-- begin Data listing --
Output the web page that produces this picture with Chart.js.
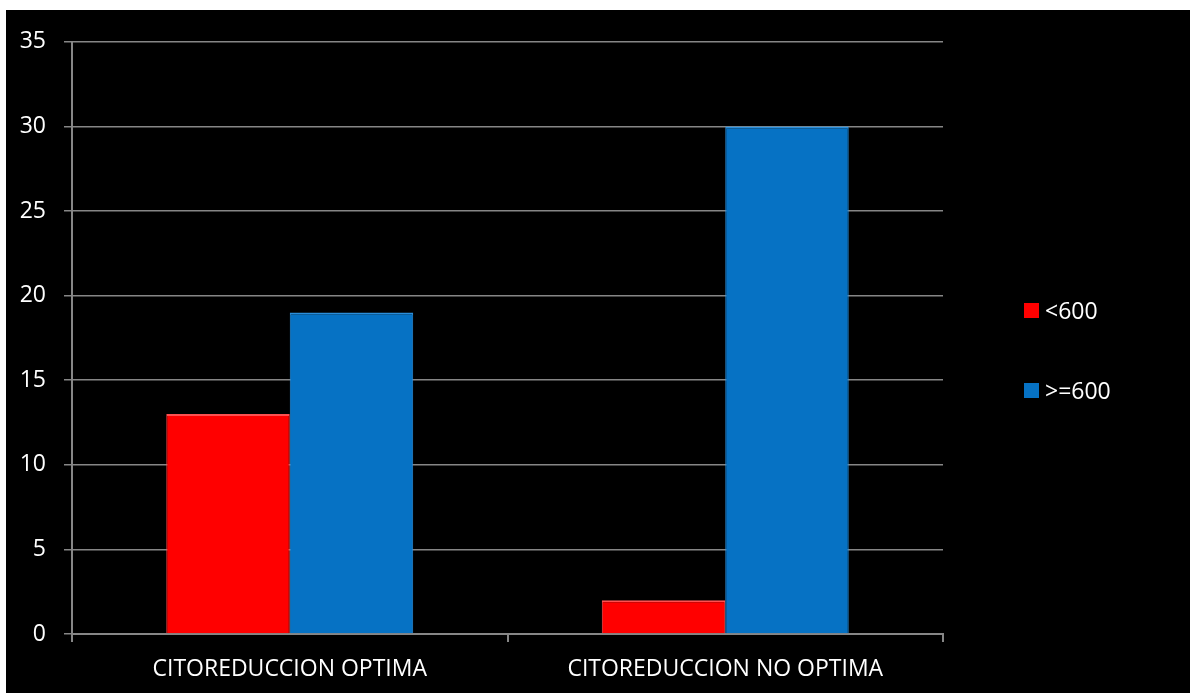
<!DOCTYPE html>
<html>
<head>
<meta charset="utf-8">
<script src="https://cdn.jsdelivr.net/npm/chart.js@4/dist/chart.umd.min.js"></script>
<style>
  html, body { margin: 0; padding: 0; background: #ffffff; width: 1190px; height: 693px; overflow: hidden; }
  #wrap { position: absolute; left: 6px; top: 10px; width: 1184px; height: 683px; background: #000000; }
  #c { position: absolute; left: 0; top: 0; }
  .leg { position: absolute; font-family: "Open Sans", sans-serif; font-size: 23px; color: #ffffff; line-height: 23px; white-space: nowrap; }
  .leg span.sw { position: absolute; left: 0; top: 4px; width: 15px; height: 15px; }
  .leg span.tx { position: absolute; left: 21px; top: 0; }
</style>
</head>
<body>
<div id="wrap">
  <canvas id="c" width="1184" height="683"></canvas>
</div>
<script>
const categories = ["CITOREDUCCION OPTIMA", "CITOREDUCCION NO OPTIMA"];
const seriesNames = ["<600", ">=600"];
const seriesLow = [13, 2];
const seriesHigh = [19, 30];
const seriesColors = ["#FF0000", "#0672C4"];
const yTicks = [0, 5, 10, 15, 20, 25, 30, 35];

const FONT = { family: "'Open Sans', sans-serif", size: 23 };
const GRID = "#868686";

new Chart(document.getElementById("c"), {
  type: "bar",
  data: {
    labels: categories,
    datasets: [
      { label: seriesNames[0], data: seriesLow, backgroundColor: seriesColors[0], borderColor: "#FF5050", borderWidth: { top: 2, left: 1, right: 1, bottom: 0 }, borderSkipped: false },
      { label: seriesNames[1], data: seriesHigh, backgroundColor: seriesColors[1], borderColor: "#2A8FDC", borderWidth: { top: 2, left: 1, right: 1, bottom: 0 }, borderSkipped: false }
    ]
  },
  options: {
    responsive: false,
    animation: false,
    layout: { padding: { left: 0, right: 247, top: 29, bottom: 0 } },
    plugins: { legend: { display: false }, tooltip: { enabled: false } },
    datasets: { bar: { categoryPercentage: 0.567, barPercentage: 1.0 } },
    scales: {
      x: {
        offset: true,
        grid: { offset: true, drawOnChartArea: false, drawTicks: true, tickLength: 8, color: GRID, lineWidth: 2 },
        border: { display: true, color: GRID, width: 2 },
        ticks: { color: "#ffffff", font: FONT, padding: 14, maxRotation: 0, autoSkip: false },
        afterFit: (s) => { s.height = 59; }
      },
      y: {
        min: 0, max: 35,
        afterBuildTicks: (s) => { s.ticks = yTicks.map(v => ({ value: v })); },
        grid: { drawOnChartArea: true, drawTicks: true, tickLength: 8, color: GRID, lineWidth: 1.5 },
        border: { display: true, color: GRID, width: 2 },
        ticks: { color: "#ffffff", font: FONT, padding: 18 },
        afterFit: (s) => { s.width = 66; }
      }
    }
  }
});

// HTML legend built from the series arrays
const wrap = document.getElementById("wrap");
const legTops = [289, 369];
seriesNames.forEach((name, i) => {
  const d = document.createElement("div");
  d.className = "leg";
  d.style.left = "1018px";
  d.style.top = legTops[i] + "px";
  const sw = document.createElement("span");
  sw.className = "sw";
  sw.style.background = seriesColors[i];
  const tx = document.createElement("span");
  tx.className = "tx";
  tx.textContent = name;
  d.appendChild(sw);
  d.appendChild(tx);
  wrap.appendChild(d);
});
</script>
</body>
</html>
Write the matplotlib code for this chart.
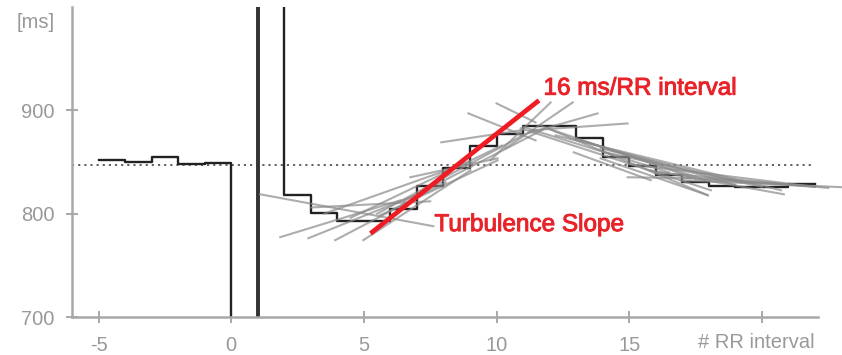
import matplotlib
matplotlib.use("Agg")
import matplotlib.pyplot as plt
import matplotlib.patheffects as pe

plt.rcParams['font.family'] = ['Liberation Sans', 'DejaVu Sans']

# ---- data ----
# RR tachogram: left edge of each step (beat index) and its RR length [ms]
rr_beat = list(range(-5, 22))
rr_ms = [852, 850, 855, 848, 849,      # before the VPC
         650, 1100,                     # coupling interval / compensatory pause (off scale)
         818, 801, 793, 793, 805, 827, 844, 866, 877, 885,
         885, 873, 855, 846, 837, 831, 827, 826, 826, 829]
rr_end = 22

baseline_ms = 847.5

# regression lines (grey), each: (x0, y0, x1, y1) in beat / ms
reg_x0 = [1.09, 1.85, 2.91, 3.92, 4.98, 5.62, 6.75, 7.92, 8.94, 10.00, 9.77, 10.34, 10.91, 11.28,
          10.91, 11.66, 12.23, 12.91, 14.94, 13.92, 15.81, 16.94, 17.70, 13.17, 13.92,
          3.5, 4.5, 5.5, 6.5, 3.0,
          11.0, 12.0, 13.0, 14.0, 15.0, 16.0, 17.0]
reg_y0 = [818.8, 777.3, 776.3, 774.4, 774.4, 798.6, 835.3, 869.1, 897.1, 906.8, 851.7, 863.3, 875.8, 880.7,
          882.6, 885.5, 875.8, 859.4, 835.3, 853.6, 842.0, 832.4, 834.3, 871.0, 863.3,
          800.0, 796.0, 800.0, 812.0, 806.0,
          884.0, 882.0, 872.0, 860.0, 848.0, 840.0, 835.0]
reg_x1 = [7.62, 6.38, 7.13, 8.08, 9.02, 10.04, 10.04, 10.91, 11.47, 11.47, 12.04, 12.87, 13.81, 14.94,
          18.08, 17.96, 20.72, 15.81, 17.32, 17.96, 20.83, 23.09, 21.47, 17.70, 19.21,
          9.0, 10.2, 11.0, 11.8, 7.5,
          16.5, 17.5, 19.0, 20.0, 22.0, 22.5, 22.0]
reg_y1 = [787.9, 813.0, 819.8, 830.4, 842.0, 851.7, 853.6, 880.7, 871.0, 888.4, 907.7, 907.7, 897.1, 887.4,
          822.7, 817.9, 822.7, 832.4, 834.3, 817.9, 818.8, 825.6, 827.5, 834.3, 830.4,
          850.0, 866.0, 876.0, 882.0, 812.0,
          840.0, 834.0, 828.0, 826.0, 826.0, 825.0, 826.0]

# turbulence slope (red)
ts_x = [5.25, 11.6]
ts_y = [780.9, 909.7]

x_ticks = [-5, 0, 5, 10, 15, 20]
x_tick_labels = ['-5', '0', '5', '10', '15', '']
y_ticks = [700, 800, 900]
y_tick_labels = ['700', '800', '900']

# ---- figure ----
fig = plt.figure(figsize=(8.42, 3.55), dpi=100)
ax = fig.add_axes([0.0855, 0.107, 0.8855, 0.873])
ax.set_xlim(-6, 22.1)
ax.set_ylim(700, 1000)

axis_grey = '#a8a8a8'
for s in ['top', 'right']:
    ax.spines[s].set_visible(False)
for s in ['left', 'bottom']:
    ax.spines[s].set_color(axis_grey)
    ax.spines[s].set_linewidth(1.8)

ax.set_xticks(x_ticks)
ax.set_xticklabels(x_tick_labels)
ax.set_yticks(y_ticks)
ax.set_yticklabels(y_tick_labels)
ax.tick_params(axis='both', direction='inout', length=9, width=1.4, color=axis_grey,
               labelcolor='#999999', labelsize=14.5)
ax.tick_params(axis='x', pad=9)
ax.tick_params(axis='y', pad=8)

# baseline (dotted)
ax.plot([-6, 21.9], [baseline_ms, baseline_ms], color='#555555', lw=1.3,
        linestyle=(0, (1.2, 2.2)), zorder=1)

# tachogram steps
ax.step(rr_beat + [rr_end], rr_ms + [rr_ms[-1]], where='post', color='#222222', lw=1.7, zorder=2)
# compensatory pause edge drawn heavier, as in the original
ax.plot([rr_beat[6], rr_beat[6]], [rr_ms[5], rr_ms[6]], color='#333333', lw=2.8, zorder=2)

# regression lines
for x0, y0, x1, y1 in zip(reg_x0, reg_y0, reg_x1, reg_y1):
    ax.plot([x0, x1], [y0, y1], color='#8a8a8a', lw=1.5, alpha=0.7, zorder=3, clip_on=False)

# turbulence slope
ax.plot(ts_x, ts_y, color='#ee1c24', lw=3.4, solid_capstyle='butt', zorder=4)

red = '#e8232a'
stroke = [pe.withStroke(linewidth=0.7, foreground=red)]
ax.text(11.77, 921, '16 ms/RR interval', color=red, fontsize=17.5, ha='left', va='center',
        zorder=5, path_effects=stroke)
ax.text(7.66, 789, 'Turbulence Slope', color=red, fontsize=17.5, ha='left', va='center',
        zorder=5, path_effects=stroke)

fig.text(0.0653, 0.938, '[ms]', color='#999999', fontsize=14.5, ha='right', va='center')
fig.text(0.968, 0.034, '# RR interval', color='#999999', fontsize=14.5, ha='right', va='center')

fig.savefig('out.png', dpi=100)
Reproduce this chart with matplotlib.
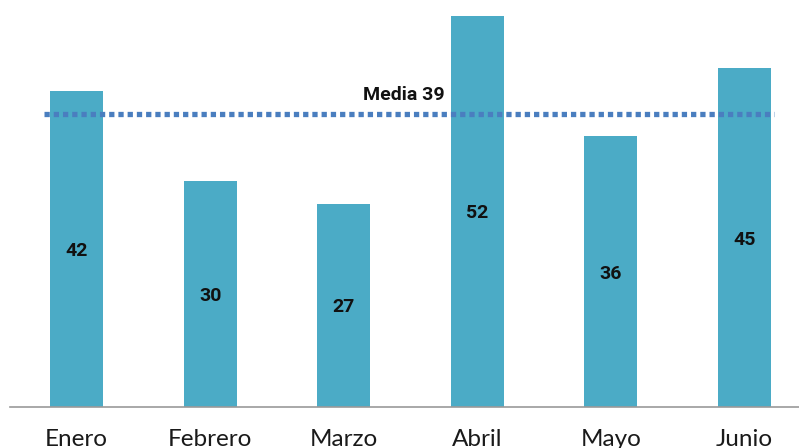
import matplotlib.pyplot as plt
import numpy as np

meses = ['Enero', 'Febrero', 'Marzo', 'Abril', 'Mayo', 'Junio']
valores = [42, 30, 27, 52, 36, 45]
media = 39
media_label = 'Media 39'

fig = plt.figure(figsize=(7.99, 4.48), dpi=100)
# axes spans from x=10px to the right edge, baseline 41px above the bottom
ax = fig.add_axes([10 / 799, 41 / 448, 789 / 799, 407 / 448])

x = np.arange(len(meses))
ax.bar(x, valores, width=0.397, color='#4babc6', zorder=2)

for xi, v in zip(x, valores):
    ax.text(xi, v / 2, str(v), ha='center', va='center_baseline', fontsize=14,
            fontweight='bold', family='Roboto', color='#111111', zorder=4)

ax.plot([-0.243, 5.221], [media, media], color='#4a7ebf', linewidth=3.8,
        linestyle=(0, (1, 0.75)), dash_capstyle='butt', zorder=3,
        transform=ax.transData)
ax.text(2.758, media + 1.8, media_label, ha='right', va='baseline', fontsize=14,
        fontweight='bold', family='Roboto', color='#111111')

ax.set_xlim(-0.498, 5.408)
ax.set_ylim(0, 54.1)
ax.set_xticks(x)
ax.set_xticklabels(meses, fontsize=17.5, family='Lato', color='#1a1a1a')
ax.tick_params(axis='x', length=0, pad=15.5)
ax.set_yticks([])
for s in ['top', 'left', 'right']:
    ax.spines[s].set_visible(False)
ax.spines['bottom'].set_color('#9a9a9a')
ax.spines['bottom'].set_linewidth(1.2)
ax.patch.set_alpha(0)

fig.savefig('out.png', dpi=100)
-- end Data listing --
● What the task asks
Gather, from the listing above, every line carrying the word "matplotlib".

● Full answer
Write the matplotlib code for this chart.
import matplotlib
matplotlib.use("Agg")
import matplotlib.pyplot as plt
import matplotlib.patheffects as pe
Reproduce this chart with matplotlib.
import matplotlib.pyplot as plt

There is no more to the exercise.